- **REQUIREMENT**: Retype all of the listing exactly, passing over any picture you find.

- **STORED DATA**:
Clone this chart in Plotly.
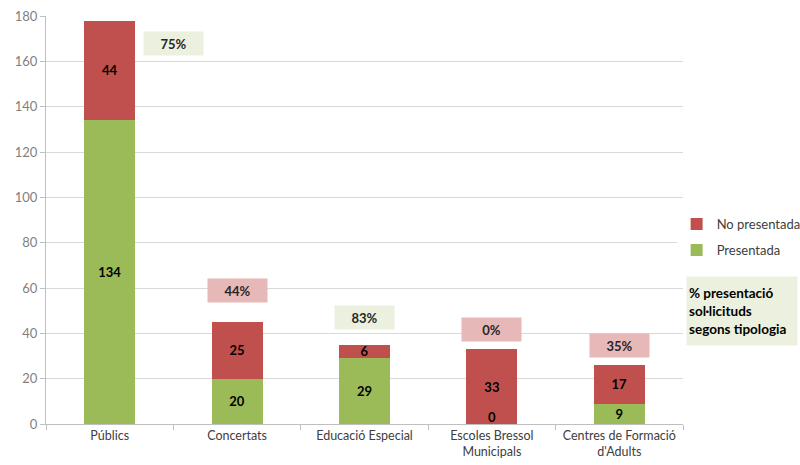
import plotly.graph_objects as go

categories = ["Públics", "Concertats", "Educació Especial", "Escoles Bressol<br>Municipals", "Centres de Formació<br>d'Adults"]
presentada = [134, 20, 29, 0, 9]
no_presentada = [44, 25, 6, 33, 17]
pct_labels = ["75%", "44%", "83%", "0%", "35%"]
pct_values = [75, 44, 83, 0, 35]
pct_x = [0.5, 1, 2, 3, 4]
pct_y = [167.8, 58.9, 47.2, 41.7, 34.6]

RED = "#C0504D"
GREEN = "#9BBB59"
FONT = "Lato"

fig = go.Figure()
fig.add_trace(go.Bar(
    x=categories, y=presentada, name="Presentada", marker_color=GREEN,
    marker_line_width=0, legendgroup="p", legendrank=2,
    text=[str(v) if v else "" for v in presentada], textposition="inside",
    insidetextanchor="middle", textangle=0, constraintext="none",
    textfont=dict(family=FONT, size=13, color="black", weight="bold"),
))
fig.add_trace(go.Bar(
    x=categories, y=no_presentada, name="No presentada", marker_color=RED,
    marker_line_width=0, legendgroup="n", legendrank=1,
    text=[str(v) if v else "" for v in no_presentada], textposition="inside",
    insidetextanchor="middle", textangle=0, constraintext="none",
    textfont=dict(family=FONT, size=13, color="black", weight="bold"),
))

# labels for zero-valued segments
for i, v in enumerate(presentada):
    if v == 0:
        fig.add_annotation(x=i, y=0, xref="x", yref="y", text="<b>0</b>", showarrow=False,
                           yanchor="bottom", yshift=-3, font=dict(family=FONT, size=13, color="black"))

for xv, yv, lab, pv in zip(pct_x, pct_y, pct_labels, pct_values):
    fig.add_annotation(
        x=xv, y=yv, xref="x", yref="y", text="<b>" + lab + "</b>", showarrow=False,
        bgcolor="#EBF1DE" if pv >= 50 else "#E6B9B8", width=59, height=23,
        borderpad=0, font=dict(family=FONT, size=13, color="#262626"),
    )

fig.add_annotation(
    x=1.005, y=0.276, xref="paper", yref="paper", xanchor="left", yanchor="middle",
    text="<b>% presentació<br>sol·licituds<br>segons tipologia</b>", showarrow=False,
    align="left", bgcolor="#EBF1DE", width=106, height=64, borderpad=2,
    font=dict(family=FONT, size=13.5, color="black"),
)

fig.update_layout(
    barmode="stack", bargap=0.6,
    width=800, height=465,
    margin=dict(l=46, r=117, t=16, b=41, autoexpand=False),
    plot_bgcolor="white", paper_bgcolor="white",
    font=dict(family=FONT, size=13, color="#404040"),
    uniformtext=dict(minsize=13, mode="show"),
    showlegend=True,
    legend=dict(x=0.99, y=0.458, xanchor="left", yanchor="middle",
                traceorder="grouped", font=dict(family=FONT, size=13, color="#404040"),
                itemwidth=30, tracegroupgap=6),
    xaxis=dict(showline=True, linecolor="#BFBFBF", ticks="outside", tickson="boundaries",
               tickcolor="#BFBFBF", ticklen=5, tickangle=0, automargin=False,
               tickfont=dict(size=12.5, color="#404040")),
    yaxis=dict(range=[0, 180], dtick=20, showgrid=True, gridcolor="#D9D9D9",
               showline=True, linecolor="#BFBFBF", ticks="outside", tickcolor="#BFBFBF",
               ticklen=5, zeroline=False, automargin=False,
               tickfont=dict(size=13, color="#7F7F7F")),
)

fig.write_html("out.html", config={"displayModeBar": False},
               post_script="document.body.style.margin='0px';document.body.style.overflow='hidden';")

- **ANSWER FOR THE TASK**:
Clone this chart in Plotly.
import plotly.graph_objects as go

categories = ["Públics", "Concertats", "Educació Especial", "Escoles Bressol<br>Municipals", "Centres de Formació<br>d'Adults"]
presentada = [134, 20, 29, 0, 9]
no_presentada = [44, 25, 6, 33, 17]
pct_labels = ["75%", "44%", "83%", "0%", "35%"]
pct_values = [75, 44, 83, 0, 35]
pct_x = [0.5, 1, 2, 3, 4]
pct_y = [167.8, 58.9, 47.2, 41.7, 34.6]

RED = "#C0504D"
GREEN = "#9BBB59"
FONT = "Lato"

fig = go.Figure()
fig.add_trace(go.Bar(
    x=categories, y=presentada, name="Presentada", marker_color=GREEN,
    marker_line_width=0, legendgroup="p", legendrank=2,
    text=[str(v) if v else "" for v in presentada], textposition="inside",
    insidetextanchor="middle", textangle=0, constraintext="none",
    textfont=dict(family=FONT, size=13, color="black", weight="bold"),
))
fig.add_trace(go.Bar(
    x=categories, y=no_presentada, name="No presentada", marker_color=RED,
    marker_line_width=0, legendgroup="n", legendrank=1,
    text=[str(v) if v else "" for v in no_presentada], textposition="inside",
    insidetextanchor="middle", textangle=0, constraintext="none",
    textfont=dict(family=FONT, size=13, color="black", weight="bold"),
))

# labels for zero-valued segments
for i, v in enumerate(presentada):
    if v == 0:
        fig.add_annotation(x=i, y=0, xref="x", yref="y", text="<b>0</b>", showarrow=False,
                           yanchor="bottom", yshift=-3, font=dict(family=FONT, size=13, color="black"))

for xv, yv, lab, pv in zip(pct_x, pct_y, pct_labels, pct_values):
    fig.add_annotation(
        x=xv, y=yv, xref="x", yref="y", text="<b>" + lab + "</b>", showarrow=False,
        bgcolor="#EBF1DE" if pv >= 50 else "#E6B9B8", width=59, height=23,
        borderpad=0, font=dict(family=FONT, size=13, color="#262626"),
    )

fig.add_annotation(
    x=1.005, y=0.276, xref="paper", yref="paper", xanchor="left", yanchor="middle",
    text="<b>% presentació<br>sol·licituds<br>segons tipologia</b>", showarrow=False,
    align="left", bgcolor="#EBF1DE", width=106, height=64, borderpad=2,
    font=dict(family=FONT, size=13.5, color="black"),
)

fig.update_layout(
    barmode="stack", bargap=0.6,
    width=800, height=465,
    margin=dict(l=46, r=117, t=16, b=41, autoexpand=False),
    plot_bgcolor="white", paper_bgcolor="white",
    font=dict(family=FONT, size=13, color="#404040"),
    uniformtext=dict(minsize=13, mode="show"),
    showlegend=True,
    legend=dict(x=0.99, y=0.458, xanchor="left", yanchor="middle",
                traceorder="grouped", font=dict(family=FONT, size=13, color="#404040"),
                itemwidth=30, tracegroupgap=6),
    xaxis=dict(showline=True, linecolor="#BFBFBF", ticks="outside", tickson="boundaries",
               tickcolor="#BFBFBF", ticklen=5, tickangle=0, automargin=False,
               tickfont=dict(size=12.5, color="#404040")),
    yaxis=dict(range=[0, 180], dtick=20, showgrid=True, gridcolor="#D9D9D9",
               showline=True, linecolor="#BFBFBF", ticks="outside", tickcolor="#BFBFBF",
               ticklen=5, zeroline=False, automargin=False,
               tickfont=dict(size=13, color="#7F7F7F")),
)

fig.write_html("out.html", config={"displayModeBar": False},
               post_script="document.body.style.margin='0px';document.body.style.overflow='hidden';")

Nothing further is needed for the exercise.